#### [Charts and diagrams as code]
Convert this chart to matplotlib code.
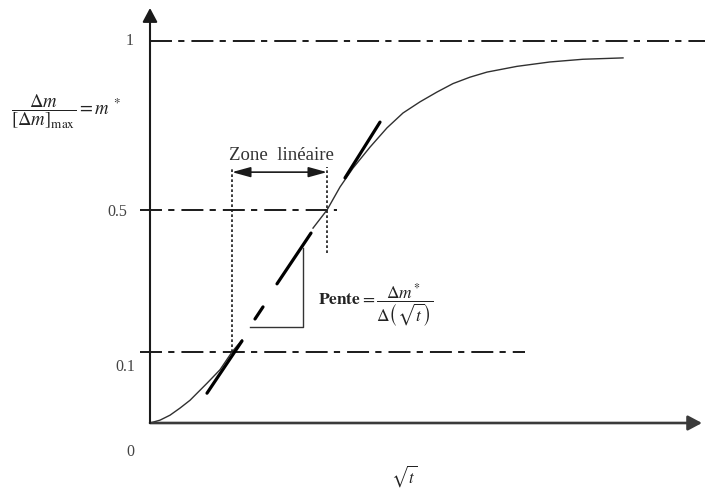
import numpy as np
import matplotlib
matplotlib.use("Agg")
import matplotlib.pyplot as plt

plt.rcParams['font.family'] = ['Liberation Serif', 'DejaVu Serif']
plt.rcParams['mathtext.fontset'] = 'stix'

# ---- data (schematic sorption curve) ----
ref_levels = [0.0, 0.1, 0.5, 1.0]          # m* reference levels
ref_labels = ["0", "0.1", "0.5", "1"]

# curve m*(sqrt t) (NaN = hidden under tangent)
sqrt_t = [0.00, 0.10, 0.20, 0.30, 0.40, 0.57, 0.70, 0.82, 0.92, np.nan,
          1.63, 1.77, 1.90, 2.03, 2.20, 2.37, 2.53, 2.70, 2.87, 3.03,
          3.20, 3.37, 3.67, 4.00, 4.33, 4.73]
m_star = [0.000, 0.004, 0.011, 0.021, 0.032, 0.056, 0.075, 0.100, 0.134, np.nan,
          0.449, 0.500, 0.568, 0.624, 0.686, 0.743, 0.787, 0.820, 0.849, 0.874,
          0.893, 0.908, 0.925, 0.938, 0.946, 0.950]

# tangent (dashed thick) segments
tangent_x = [(0.57, 0.92), (1.05, 1.13), (1.27, 1.61), (1.95, 2.30)]
tangent_m = [(0.042, 0.131), (0.193, 0.227), (0.292, 0.435), (0.595, 0.760)]

# slope triangle
tri_x = [1.00, 1.53, 1.53]
tri_m = [0.170, 0.170, 0.393]

# linear zone limits
zone_x = [0.82, 1.77]

# ---- non-linear schematic scale for m* ----
M_ext = np.array([-1.0, 0.0, 0.1, 0.5, 1.0, 2.0])
H_ext = np.array([-710.0, 0.0, 71.0, 213.0, 382.0, 720.0])

def fwd(m):
    return np.interp(m, M_ext, H_ext)

def inv(h):
    return np.interp(h, H_ext, M_ext)

fig = plt.figure(figsize=(7.07, 4.90), dpi=100)
ax = fig.add_axes([0, 0, 1, 1])
ax.set_yscale('function', functions=(fwd, inv))
ax.set_xlim(-1.5, 5.57)
ax.set_ylim(float(inv(-67)), float(inv(423)))
ax.axis('off')

dark = '#1a1a1a'
txt = '#333333'

# axes arrows
ax.annotate('', xy=(5.52, 0), xytext=(0, 0),
            arrowprops=dict(arrowstyle='-|>,head_length=0.6,head_width=0.32',
                            mutation_scale=14, lw=1.9, color='#3a3a3a',
                            shrinkA=0, shrinkB=0))
ax.annotate('', xy=(0, float(inv(415))), xytext=(0, 0),
            arrowprops=dict(arrowstyle='-|>,head_length=0.6,head_width=0.32',
                            mutation_scale=14, lw=1.5, color=dark,
                            shrinkA=0, shrinkB=0))

# dash-dot reference lines
dd = (0, (11.3, 3.2, 3.2, 3.6))
ax.plot([0, 5.55], [1.0, 1.0], color=dark, lw=1.4, linestyle=dd)
ax.plot([-0.10, 1.87], [0.5, 0.5], color=dark, lw=1.4, linestyle=dd)
ax.plot([-0.10, 3.75], [0.1, 0.1], color=dark, lw=1.4, linestyle=dd)

# curve
ax.plot(sqrt_t, m_star, color='#303030', lw=1.0)

# tangent segments
for xs, ms in zip(tangent_x, tangent_m):
    ax.plot(xs, ms, color='black', lw=2.3, solid_capstyle='round')

# triangle
ax.plot(tri_x, tri_m, color='#333333', lw=1.0)

# dotted verticals
ax.plot([zone_x[0], zone_x[0]], [0.1, 0.627], color=dark, lw=1.2, linestyle=(0, (1.6, 1.4)))
ax.plot([zone_x[1], zone_x[1]], [0.379, 0.627], color=dark, lw=1.2, linestyle=(0, (1.6, 1.4)))

# zone arrow
ax.annotate('', xy=(zone_x[1], 0.612), xytext=(zone_x[0], 0.612),
            arrowprops=dict(arrowstyle='<|-|>,head_length=0.8,head_width=0.22',
                            mutation_scale=14, lw=1.2, color=dark,
                            shrinkA=0, shrinkB=0))
ax.text(1.31, float(inv(268)), 'Zone  linéaire', ha='center', va='center',
        fontsize=13.5, color=txt)

# slope text
ax.text(1.68, float(inv(117)), r'$\mathbf{Pente} = \dfrac{\Delta m\,^{*}}{\Delta\left(\sqrt{t}\right)}$',
        ha='left', va='center', fontsize=12.5, color='#222222')

# tick labels
offsets = {"0": (-20, -29), "0.1": (-25, -15), "0.5": (-33, -2), "1": (-20, 0)}
for lev, lab in zip(ref_levels, ref_labels):
    ax.annotate(lab, xy=(0, lev), xytext=offsets[lab], textcoords='offset pixels',
                ha='center', va='center', fontsize=11.5, color='#444444')

# axis labels
fig.text(66 / 707, 1 - 112 / 490,
         r'$\dfrac{\Delta m}{\left[\Delta m\right]_{\mathrm{max}}} = m\ ^{*}$',
         ha='center', va='center', fontsize=13.5, color='#222222')
fig.text(404 / 707, 1 - 476 / 490, r'$\sqrt{t}$', ha='center', va='center',
         fontsize=12, color='#222222')

fig.savefig('out.png', dpi=100)
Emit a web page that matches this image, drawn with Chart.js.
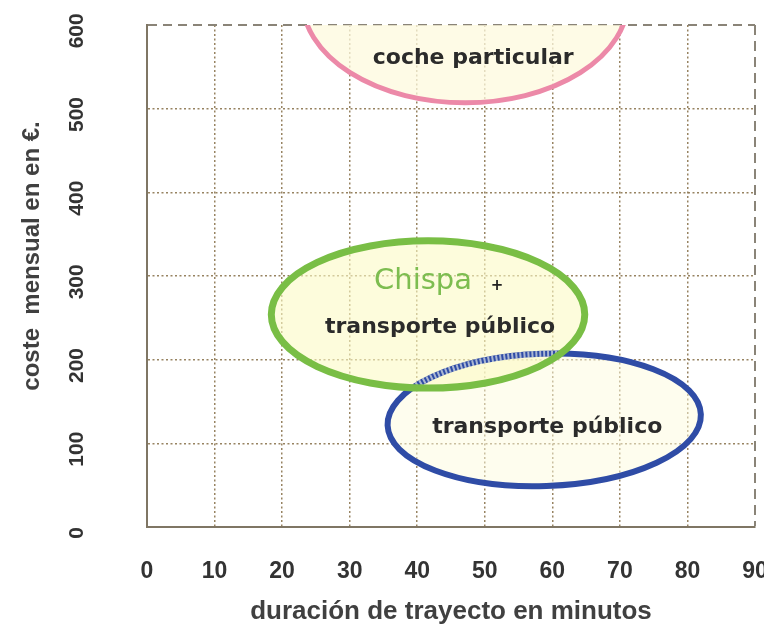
<!DOCTYPE html>
<html><head><meta charset="utf-8">
<style>html,body{margin:0;padding:0;background:#fff;}#wrap{width:764px;height:627px;}</style>
<script src="https://cdn.jsdelivr.net/npm/chart.js@4.4.0/dist/chart.umd.min.js"></script>
</head><body><div id="wrap"><canvas id="c" width="764" height="627"></canvas></div>
<script>
// ---- data ----
const xTickValues = [0, 10, 20, 30, 40, 50, 60, 70, 80, 90];
const yTickValues = [0, 100, 200, 300, 400, 500, 600];
const groupNames = ['coche particular', 'Chispa + transporte público', 'transporte público'];
const durationCenter = [47.1, 41.6, 58.8];      // minutes
const costCenter = [630, 254, 128];             // € / month
const durationHalfRange = [24.1, 23.2, 23.2];   // minutes
const costHalfRange = [123, 88, 79];            // €

// ---- styles ----
const FONT = '"Liberation Sans", Arial, sans-serif';
const LFONT = '"DejaVu Sans", sans-serif';
const ellipseStyles = [
  {stroke: '#ec89a8', fill: 'rgba(253,250,222,0.75)', width: 5, tilt: 0},
  {stroke: '#79be45', fill: 'rgba(252,250,196,0.6)', width: 7, tilt: 0},
  {stroke: '#2f4ca6', fill: 'rgba(253,252,222,0.5)', width: 6, tilt: -0.035}
];
const ellipseTexts = [
  [{text: 'coche particular', dx: 8, dy: 58, font: 'bold 22px ' + LFONT, color: '#2b2b2b'}],
  [{text: 'Chispa', dx: -5, dy: -33, font: '29px ' + LFONT, color: '#7dbd50'},
   {text: '+', dx: 69, dy: -28, font: 'bold 15px ' + LFONT, color: '#222'},
   {text: 'transporte público', dx: 12, dy: 13, font: 'bold 22px ' + LFONT, color: '#2b2b2b'}],
  [{text: 'transporte público', dx: 3, dy: 7, font: 'bold 22px ' + LFONT, color: '#2b2b2b'}]
];

const ellipsePlugin = {
  id: 'ellipses',
  afterDatasetsDraw(chart) {
    const {ctx, chartArea: a, scales: {x, y}} = chart;
    const geo = groupNames.map((n, i) => {
      const cx = x.getPixelForValue(durationCenter[i]);
      const cy = y.getPixelForValue(costCenter[i]);
      return {
        cx, cy,
        rx: Math.abs(x.getPixelForValue(durationCenter[i] + durationHalfRange[i]) - cx),
        ry: Math.abs(y.getPixelForValue(costCenter[i] + costHalfRange[i]) - cy),
        rot: ellipseStyles[i].tilt
      };
    });
    const path = g => { ctx.beginPath(); ctx.ellipse(g.cx, g.cy, g.rx, g.ry, g.rot, 0, Math.PI * 2); };
    const fill = i => { path(geo[i]); ctx.fillStyle = ellipseStyles[i].fill; ctx.fill(); };
    const stroke = i => { path(geo[i]); ctx.strokeStyle = ellipseStyles[i].stroke; ctx.lineWidth = ellipseStyles[i].width; ctx.stroke(); };
    ctx.save();
    ctx.beginPath(); ctx.rect(a.left, a.top, a.right - a.left, a.bottom - a.top); ctx.clip();
    fill(0); stroke(0);
    fill(2); fill(1);
    stroke(2);
    // hatched look of the blue arc inside the green ellipse
    ctx.save();
    path(geo[1]); ctx.clip();
    path(geo[2]);
    ctx.setLineDash([2, 2]);
    ctx.strokeStyle = 'rgba(255,255,240,0.6)'; ctx.lineWidth = 6; ctx.stroke();
    ctx.restore();
    stroke(1);
    ctx.restore();
    // texts
    ctx.save();
    ctx.textAlign = 'center'; ctx.textBaseline = 'middle';
    ellipseTexts.forEach((list, i) => {
      list.forEach(t => {
        ctx.font = t.font; ctx.fillStyle = t.color;
        ctx.fillText(t.text, geo[i].cx + t.dx, geo[i].cy + t.dy);
      });
    });
    ctx.restore();
  }
};

new Chart(document.getElementById('c'), {
  type: 'scatter',
  data: {
    datasets: [{
      label: 'grupos',
      data: groupNames.map((n, i) => ({x: durationCenter[i], y: costCenter[i]})),
      pointRadius: 0, pointHoverRadius: 0
    }]
  },
  options: {
    responsive: false, animation: false, devicePixelRatio: 1,
    layout: {padding: {left: 0, right: 9, top: 25, bottom: 0}},
    plugins: {legend: {display: false}, tooltip: {enabled: false}},
    scales: {
      x: {
        type: 'linear', min: xTickValues[0], max: xTickValues[xTickValues.length - 1],
        afterBuildTicks: s => { s.ticks = xTickValues.map(v => ({value: v})); },
        ticks: {padding: 31, autoSkip: false, maxRotation: 0, minRotation: 0, color: '#333',
          font: {family: FONT, size: 23, weight: 'bold'}},
        grid: {drawTicks: false,
          color: c => c.tick && c.tick.value === 90 ? '#8a8478' : 'rgba(140,118,80,0.9)',
          lineWidth: c => c.tick && c.tick.value === 90 ? 2 : 1.5},
        border: {display: true, color: '#7f7664', width: 2,
          dash: c => c.tick && c.tick.value === 90 ? [10, 6] : [2, 2.5]},
        title: {display: true, text: 'duración de trayecto en minutos', color: '#404040',
          font: {family: FONT, size: 26, weight: 'bold'}, padding: {top: 0, bottom: 0}},
        afterFit: s => { s.height = 100; s.paddingLeft = 0; s.paddingRight = 0; }
      },
      y: {
        type: 'linear', min: yTickValues[0], max: yTickValues[yTickValues.length - 1],
        afterBuildTicks: s => { s.ticks = yTickValues.map(v => ({value: v})); },
        ticks: {padding: 46, minRotation: 90, maxRotation: 90, crossAlign: 'center', color: '#333',
          font: {family: FONT, size: 21, weight: 'bold'},
          callback: v => v + '  '},
        grid: {drawTicks: false,
          color: c => c.tick && c.tick.value === 600 ? '#8a8478' : 'rgba(140,118,80,0.9)',
          lineWidth: c => c.tick && c.tick.value === 600 ? 2 : 1.5},
        border: {display: true, color: '#7f7664', width: 2,
          dash: c => c.tick && c.tick.value === 600 ? [9, 6] : [2, 2.5]},
        title: {display: true, text: '      coste  mensual en en €.', color: '#404040',
          font: {family: FONT, size: 24, weight: 'bold'}, padding: {top: 18, bottom: 0}},
        afterFit: s => { s.width = 147; s.paddingTop = 0; s.paddingBottom = 0; }
      }
    }
  },
  plugins: [ellipsePlugin]
});
</script>
</body></html>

#### [What you will do]
Extract the lines exactly, please: the first line of the listing, the line with "txt = '#333333'", and every line between them, but no pictures.

#### [Response for this exercise]
Convert this chart to matplotlib code.
import numpy as np
import matplotlib
matplotlib.use("Agg")
import matplotlib.pyplot as plt

plt.rcParams['font.family'] = ['Liberation Serif', 'DejaVu Serif']
plt.rcParams['mathtext.fontset'] = 'stix'

# ---- data (schematic sorption curve) ----
ref_levels = [0.0, 0.1, 0.5, 1.0]          # m* reference levels
ref_labels = ["0", "0.1", "0.5", "1"]

# curve m*(sqrt t) (NaN = hidden under tangent)
sqrt_t = [0.00, 0.10, 0.20, 0.30, 0.40, 0.57, 0.70, 0.82, 0.92, np.nan,
          1.63, 1.77, 1.90, 2.03, 2.20, 2.37, 2.53, 2.70, 2.87, 3.03,
          3.20, 3.37, 3.67, 4.00, 4.33, 4.73]
m_star = [0.000, 0.004, 0.011, 0.021, 0.032, 0.056, 0.075, 0.100, 0.134, np.nan,
          0.449, 0.500, 0.568, 0.624, 0.686, 0.743, 0.787, 0.820, 0.849, 0.874,
          0.893, 0.908, 0.925, 0.938, 0.946, 0.950]

# tangent (dashed thick) segments
tangent_x = [(0.57, 0.92), (1.05, 1.13), (1.27, 1.61), (1.95, 2.30)]
tangent_m = [(0.042, 0.131), (0.193, 0.227), (0.292, 0.435), (0.595, 0.760)]

# slope triangle
tri_x = [1.00, 1.53, 1.53]
tri_m = [0.170, 0.170, 0.393]

# linear zone limits
zone_x = [0.82, 1.77]

# ---- non-linear schematic scale for m* ----
M_ext = np.array([-1.0, 0.0, 0.1, 0.5, 1.0, 2.0])
H_ext = np.array([-710.0, 0.0, 71.0, 213.0, 382.0, 720.0])

def fwd(m):
    return np.interp(m, M_ext, H_ext)

def inv(h):
    return np.interp(h, H_ext, M_ext)

fig = plt.figure(figsize=(7.07, 4.90), dpi=100)
ax = fig.add_axes([0, 0, 1, 1])
ax.set_yscale('function', functions=(fwd, inv))
ax.set_xlim(-1.5, 5.57)
ax.set_ylim(float(inv(-67)), float(inv(423)))
ax.axis('off')

dark = '#1a1a1a'
txt = '#333333'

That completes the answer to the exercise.